(TO DO) Print, word for word, the opening line of the data below and every line after it through the line that contains "r_range = (0.0, 1000.0)", but not the pictures.
^^^^^^^^
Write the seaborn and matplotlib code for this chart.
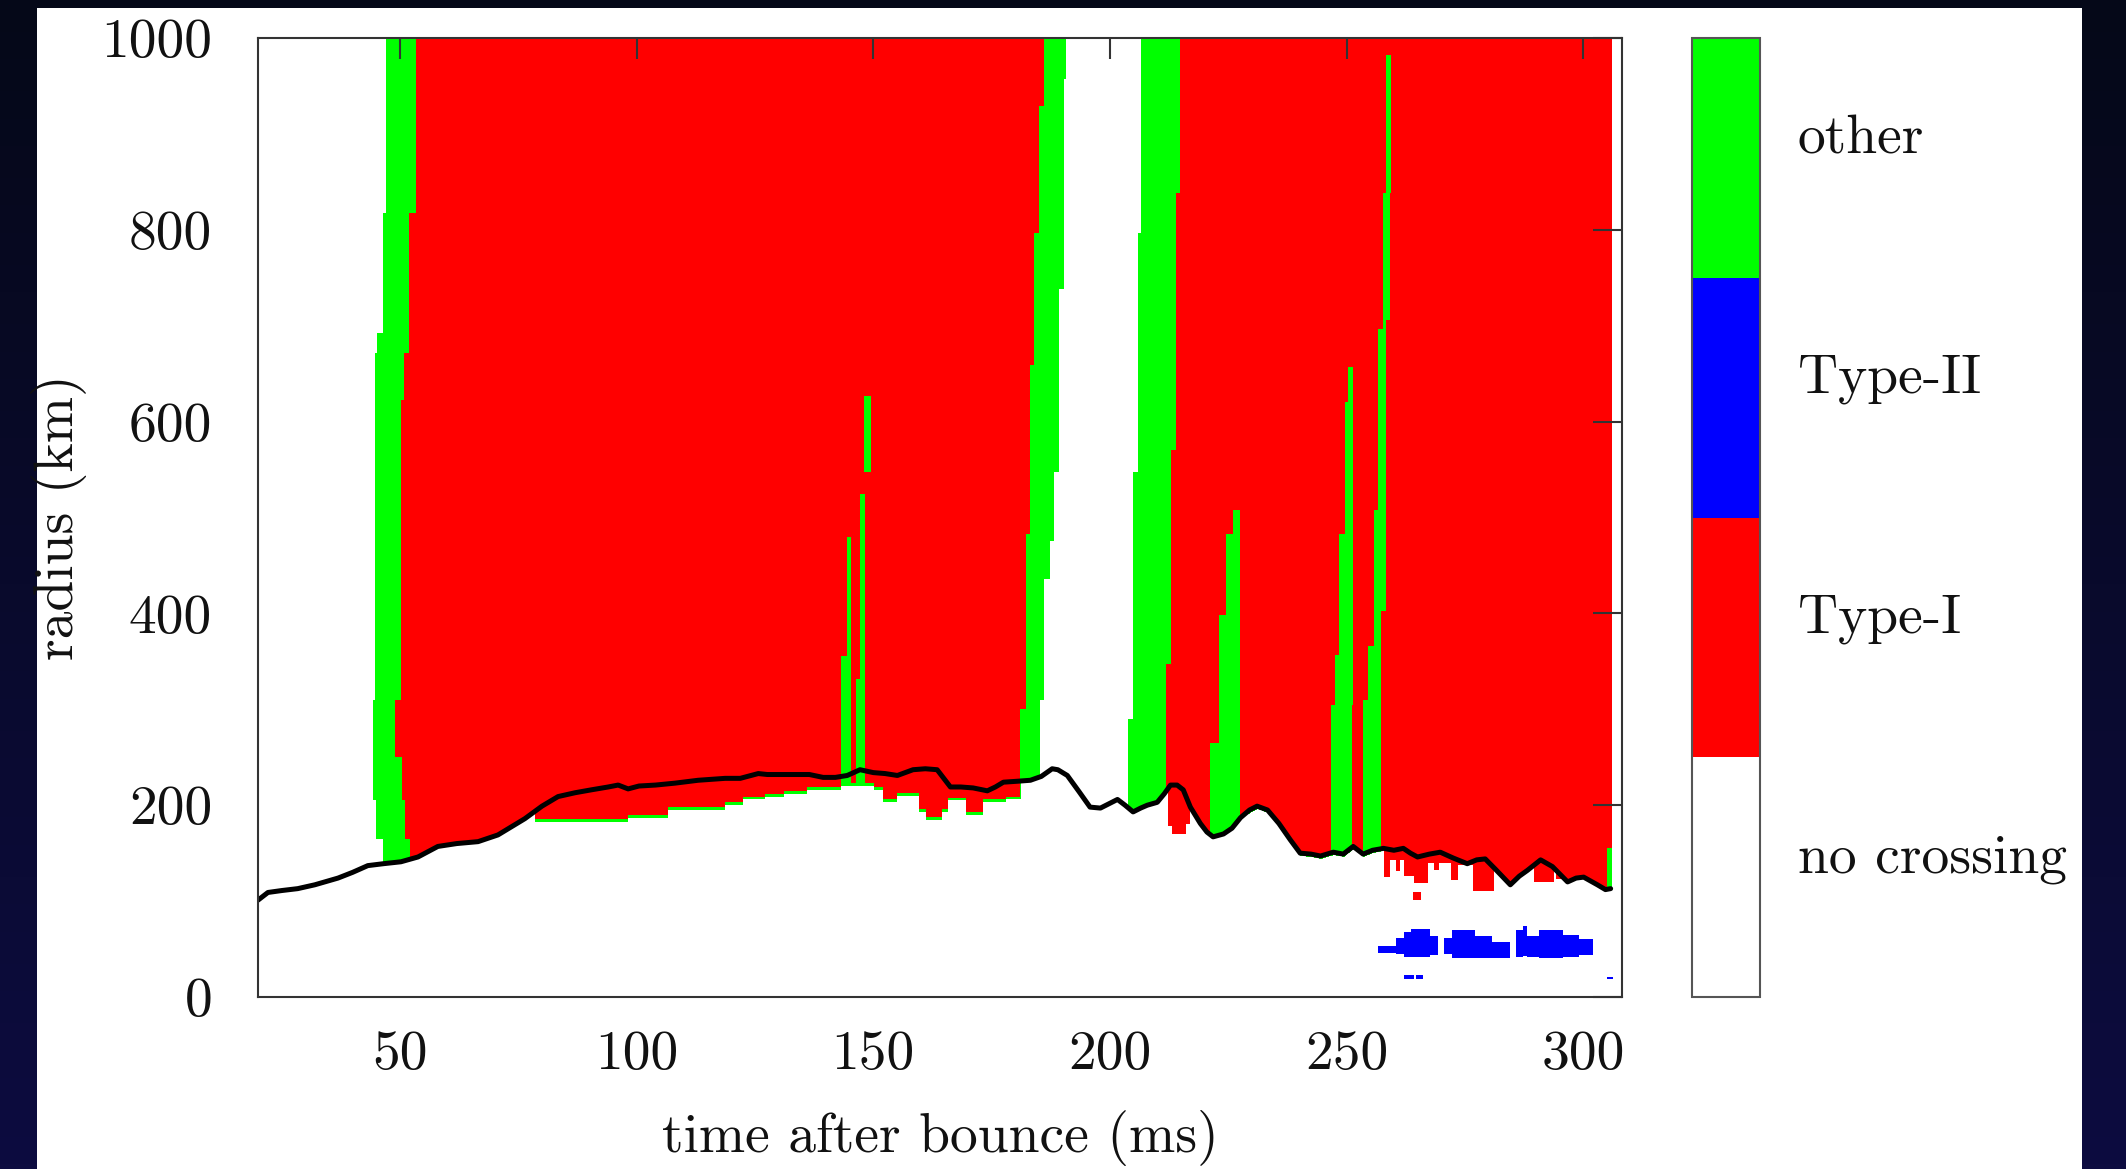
import numpy as np
import matplotlib
matplotlib.use("Agg")
import matplotlib.pyplot as plt
from matplotlib.colors import ListedColormap, BoundaryNorm
from matplotlib.patches import Rectangle
from matplotlib.cm import ScalarMappable
import seaborn as sns

# ---------------- data ----------------
categories = ["no crossing", "Type-I", "Type-II", "other"]
category_colors = ["#ffffff", "#ff0000", "#0000ff", "#00ff00"]

x_ticks = [50, 100, 150, 200, 250, 300]
y_ticks = [0, 200, 400, 600, 800, 1000]
t_range = (20.0, 308.2)
r_range = (0.0, 1000.0)

# shock radius (black line)
shock_t = [20.0, 22.1, 25.0, 28.4, 32.0, 36.9, 40.0, 43.2, 46.5, 50.2, 53.8, 58.0, 62.0,
           66.5, 70.7, 76.4, 80.0, 83.4, 87.0, 90.4, 94.0, 96.1, 98.2, 100.5, 104.0,
           108.1, 113.0, 118.7, 121.9, 125.7, 127.6, 130.5, 133.9, 136.5, 139.4, 142.0,
           144.5, 147.2, 150.0, 152.5, 155.1, 158.4, 161.0, 163.5, 166.3, 168.5, 171.1,
           174.1, 175.8, 177.5, 180.5, 183.2, 185.5, 187.8, 189.0, 191.0, 193.5, 195.8,
           198.0, 200.0, 201.6, 203.2, 204.9, 206.5, 207.9, 210.0, 211.5, 212.8, 214.2,
           215.5, 217.0, 219.1, 220.5, 221.8, 224.0, 225.8, 227.6, 229.5, 231.1, 233.3,
           235.7, 238.1, 240.2, 242.5, 244.5, 247.2, 249.3, 251.4, 253.5, 255.5, 257.8,
           260.0, 262.0, 263.5, 265.0, 267.5, 269.8, 272.5, 275.5, 277.5, 279.3, 281.5,
           284.6, 286.5, 288.2, 291.0, 293.5, 296.7, 298.5, 300.1, 303.0, 304.7, 305.8]
shock_r = [101, 109, 111, 113, 117, 124, 130, 137, 139, 141, 146, 157, 160,
           162, 169, 186, 199, 209, 213, 216, 219, 221, 217, 220, 221,
           223, 226, 228, 228, 233, 232, 232, 232, 232, 229, 229,
           231, 237, 234, 233, 231, 237, 238, 237, 219, 219, 218,
           215, 219, 224, 225, 226, 230, 238, 237, 231, 214, 198,
           197, 202, 206, 200, 193, 197, 200, 203, 212, 221, 221,
           216, 198, 181, 172, 167, 170, 176, 187, 195, 199, 195,
           181, 164, 150, 149, 147, 151, 149, 157, 149, 153, 155,
           153, 155, 150, 146, 149, 151, 145, 139, 143, 144, 133,
           117, 126, 132, 143, 136, 120, 124, 125, 117, 112, 113]

# "other" bands: (r_low, r_high, t_left, t_right)
other_band_1 = [(0, 165, 46.4, 52.0), (165, 205, 45.0, 51.0), (205, 250, 44.3, 50.3),
                (250, 310, 44.3, 48.9), (310, 623, 44.6, 50.2), (623, 672, 44.7, 50.8),
                (672, 692, 45.1, 51.8), (692, 817, 46.4, 51.8), (817, 1000, 47.1, 53.3)]
other_band_2 = [(0, 300, 180.9, 185.1), (300, 310, 182.1, 185.1), (310, 436, 182.1, 186.0),
                (436, 476, 182.1, 187.2), (476, 483, 182.1, 188.0), (483, 547, 183.0, 188.0),
                (547, 659, 183.0, 189.1), (659, 738, 183.9, 189.1), (738, 797, 183.9, 190.2),
                (797, 929, 184.9, 190.2), (929, 957, 186.0, 190.2), (957, 1000, 186.0, 190.6)]
other_band_3 = [(0, 290, 203.6, 211.7), (290, 347, 204.7, 211.7), (347, 547, 204.7, 212.8),
                (547, 570, 205.7, 212.8), (570, 797, 205.7, 213.8), (797, 838, 206.4, 213.8),
                (838, 1000, 206.4, 214.7)]
other_spikes = [(0, 356, 143.0, 145.3), (356, 480, 144.4, 145.3),
                (0, 332, 146.2, 148.1), (332, 525, 147.1, 148.1), (547, 627, 147.9, 149.5),
                (0, 265, 220.9, 227.4), (265, 398, 223.0, 227.4), (398, 483, 224.4, 227.4),
                (483, 508, 225.8, 227.4),
                (0, 305, 246.6, 250.9), (305, 357, 247.3, 251.2), (357, 483, 248.3, 251.2),
                (483, 620, 249.5, 251.2), (620, 657, 250.2, 251.2),
                (0, 310, 253.4, 257.1), (310, 366, 254.3, 257.1), (366, 403, 255.6, 257.1),
                (403, 508, 255.6, 258.2), (508, 697, 256.4, 258.2), (697, 706, 257.5, 258.2),
                (706, 838, 257.5, 259.1), (838, 982, 258.2, 259.3),
                (0, 155, 304.9, 305.8)]
colored_end = 305.8

# crossing region reaching below the shock: t0, t1, lowest radius
below_t0 = [78.5, 98.2, 106.6, 118.7, 122.3, 127.0, 131.0, 136.0, 143.0, 150.0, 152.0, 155.0,
            159.5, 161.0, 164.5, 165.7, 169.5, 173.0, 178.0, 212.1, 213.0, 216.0, 257.8,
            259.1, 260.3, 261.2, 261.9, 264.1, 267.1, 268.4, 269.4, 271.9, 273.4, 276.6,
            289.5, 294.0]
below_t1 = [98.2, 106.6, 118.7, 122.3, 127.0, 131.0, 136.0, 143.0, 150.0, 152.0, 155.0, 159.5,
            161.0, 164.5, 165.7, 169.5, 173.0, 178.0, 181.0, 213.0, 216.0, 216.8, 259.1,
            260.3, 261.2, 261.9, 264.1, 267.1, 268.4, 269.4, 271.9, 273.4, 276.6, 281.0,
            293.7, 298.0]
below_r = [186, 190, 198, 203, 209, 212, 215, 219, 223, 219, 206, 213,
           196, 188, 196, 208, 193, 206, 209, 178, 170, 180, 125,
           143, 131, 143, 126, 119, 140, 132, 140, 122, 138, 111,
           120, 123]

# thin "other" fringe at the inner boundary
fringe_t0 = [78.5, 229.0]
fringe_t1 = [181.0, 257.0]
fringe_width = 3.0

# isolated Type-I patch: (t0, t1, r0, r1)
typeI_patches = [(263.8, 265.5, 101, 109)]

# Type-II regions: (t0, t1, r0, r1)
typeII_patches = [(256.4, 260.3, 46, 53), (260.3, 262.0, 45, 62), (262.0, 263.5, 42, 68),
                  (263.5, 267.5, 42, 71), (267.5, 269.1, 44, 64), (270.5, 272.0, 45, 62),
                  (272.0, 277.0, 41, 70), (277.0, 280.5, 41, 64), (280.5, 284.3, 41, 57),
                  (285.7, 287.0, 42, 70), (287.0, 288.0, 43, 74), (288.0, 290.5, 42, 64),
                  (290.5, 295.5, 41, 70), (295.5, 299.0, 42, 65), (299.0, 301.9, 44, 60),
                  (262.0, 264.0, 19, 23), (264.5, 266.0, 19, 23), (304.9, 306.0, 19, 21)]

# ---------------- build the category map ----------------
dt, dr = 0.1, 1.0
T = np.arange(t_range[0] + dt / 2, t_range[1], dt)
R = np.arange(r_range[0] + dr / 2, r_range[1], dr)
TT, RR = np.meshgrid(T, R)
grid = np.ones(TT.shape, dtype=int)


def band_edges(steps):
    tl = np.full(R.shape, np.nan)
    tr = np.full(R.shape, np.nan)
    for r0, r1, a, b in steps:
        m = (R >= r0) & (R < r1)
        tl[m] = a
        tr[m] = b
    return tl[:, None], tr[:, None]


l1, q1 = band_edges(other_band_1)
l2, q2 = band_edges(other_band_2)
l3, q3 = band_edges(other_band_3)
grid[TT < l1] = 0
grid[(TT >= l1) & (TT < q1)] = 3
grid[(TT >= l2) & (TT < q2)] = 3
grid[(TT >= q2) & (TT < l3)] = 0
grid[(TT >= l3) & (TT < q3)] = 3
for r0, r1, a, b in other_spikes:
    grid[(RR >= r0) & (RR < r1) & (TT >= a) & (TT < b)] = 3
grid[TT >= colored_end] = 0

edge = np.interp(T, shock_t, shock_r)
for a, b, rb in zip(below_t0, below_t1, below_r):
    m = (T >= a) & (T < b)
    edge[m] = np.minimum(edge[m], rb)
grid[RR < edge[None, :]] = 0
for a, b in zip(fringe_t0, fringe_t1):
    m = (TT >= a) & (TT < b) & (RR < edge[None, :]) & (RR >= edge[None, :] - fringe_width)
    grid[m] = 3
for a, b, r0, r1 in typeI_patches:
    grid[(TT >= a) & (TT < b) & (RR >= r0) & (RR < r1)] = 1
for a, b, r0, r1 in typeII_patches:
    grid[(TT >= a) & (TT < b) & (RR >= r0) & (RR < r1)] = 2

# ---------------- figure ----------------
sns.set_theme(style="white")
plt.rcParams["font.family"] = ["cmr10", "DejaVu Serif"]
plt.rcParams["axes.formatter.use_mathtext"] = True
plt.rcParams["mathtext.fontset"] = "cm"

W, H = 2126, 1169
fig = plt.figure(figsize=(W / 100, H / 100), dpi=100)
fig.patch.set_facecolor("#070a22")

# dark slide background + white panel
bg = fig.add_axes([0, 0, 1, 1], zorder=-10)
grad = np.linspace(0, 1, 256)[:, None]
top_c = np.array([5, 8, 24]) / 255.0
bot_c = np.array([13, 12, 64]) / 255.0
img = top_c[None, None, :] * (1 - grad[:, :, None]) + bot_c[None, None, :] * grad[:, :, None]
bg.imshow(img, aspect="auto", extent=[0, 1, 0, 1], origin="upper")
bg.set_xlim(0, 1)
bg.set_ylim(0, 1)
bg.axis("off")
panel = Rectangle((37 / W, 0), (2082 - 37) / W, 1 - 8 / H, transform=fig.transFigure,
                  facecolor="white", edgecolor="none", zorder=-5)
fig.add_artist(panel)

ax_l, ax_r, ax_t, ax_b = 258, 1622, 38, 997
ax = fig.add_axes([ax_l / W, 1 - ax_b / H, (ax_r - ax_l) / W, (ax_b - ax_t) / H])
cmap = ListedColormap(category_colors)
norm = BoundaryNorm([-0.5, 0.5, 1.5, 2.5, 3.5], cmap.N)
ax.imshow(grid, origin="lower", extent=[t_range[0], t_range[1], r_range[0], r_range[1]],
          aspect="auto", cmap=cmap, norm=norm, interpolation="nearest")
sns.lineplot(x=shock_t, y=shock_r, ax=ax, color="black", linewidth=3.6, sort=False,
             estimator=None)
ax.set_xlim(*t_range)
ax.set_ylim(*r_range)
ax.set_xticks(x_ticks)
ax.set_yticks(y_ticks)
ax.set_xticklabels([str(v) for v in x_ticks])
ax.set_yticklabels([str(v) for v in y_ticks])
ax.tick_params(axis="both", direction="in", top=True, right=True, labelsize=40,
               color="#333333", width=1.5, labelcolor="#111111")
ax.tick_params(axis="x", length=15, pad=24)
ax.tick_params(axis="y", length=21, pad=33)
for s in ax.spines.values():
    s.set_color("#333333")
    s.set_linewidth(1.5)
ax.set_xlabel("time after bounce (ms)", fontsize=40, color="#111111")
ax.set_ylabel("radius (km)", fontsize=40, color="#111111")
ax.xaxis.set_label_coords(0.5, -0.118)
ax.yaxis.set_label_coords(-0.125, 0.5)

cb_l, cb_r = 1692, 1760
cax = fig.add_axes([cb_l / W, 1 - ax_b / H, (cb_r - cb_l) / W, (ax_b - ax_t) / H])
sm = ScalarMappable(norm=norm, cmap=cmap)
cb = fig.colorbar(sm, cax=cax)
cb.ax.minorticks_off()
cb.set_ticks([0.1, 1.1, 2.1, 3.1])
cb.set_ticklabels(categories)
cb.ax.tick_params(which="both", length=0, labelsize=40, pad=27, labelcolor="#111111")
cb.outline.set_edgecolor("#555555")
cb.outline.set_linewidth(1.5)

fig.savefig("out.png", dpi=100)
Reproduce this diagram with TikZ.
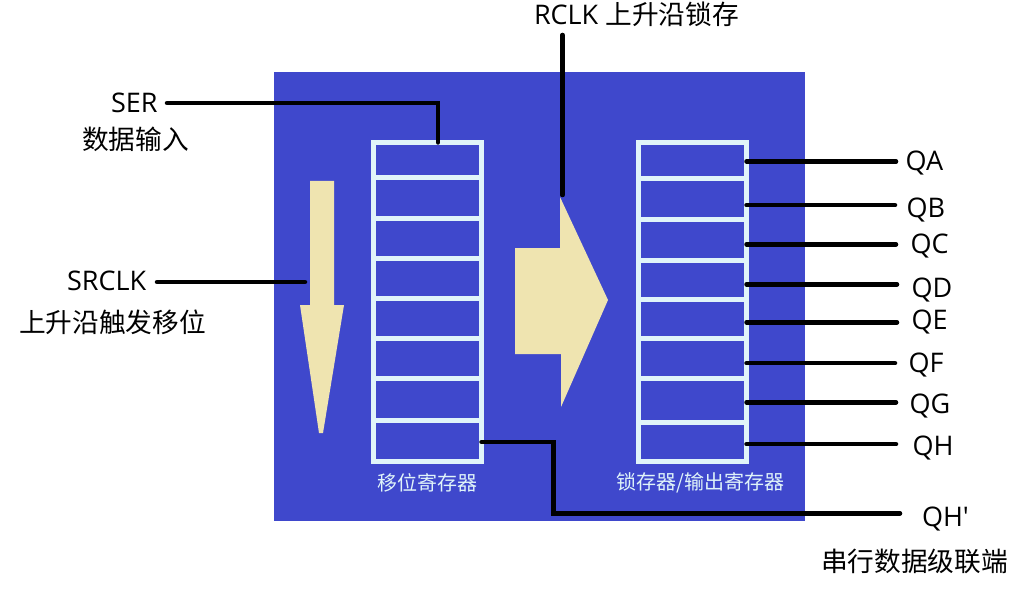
^^^^^^^^
(REPLY TO THE EXERCISE)
Write the seaborn and matplotlib code for this chart.
import numpy as np
import matplotlib
matplotlib.use("Agg")
import matplotlib.pyplot as plt
from matplotlib.colors import ListedColormap, BoundaryNorm
from matplotlib.patches import Rectangle
from matplotlib.cm import ScalarMappable
import seaborn as sns

# ---------------- data ----------------
categories = ["no crossing", "Type-I", "Type-II", "other"]
category_colors = ["#ffffff", "#ff0000", "#0000ff", "#00ff00"]

x_ticks = [50, 100, 150, 200, 250, 300]
y_ticks = [0, 200, 400, 600, 800, 1000]
t_range = (20.0, 308.2)
r_range = (0.0, 1000.0)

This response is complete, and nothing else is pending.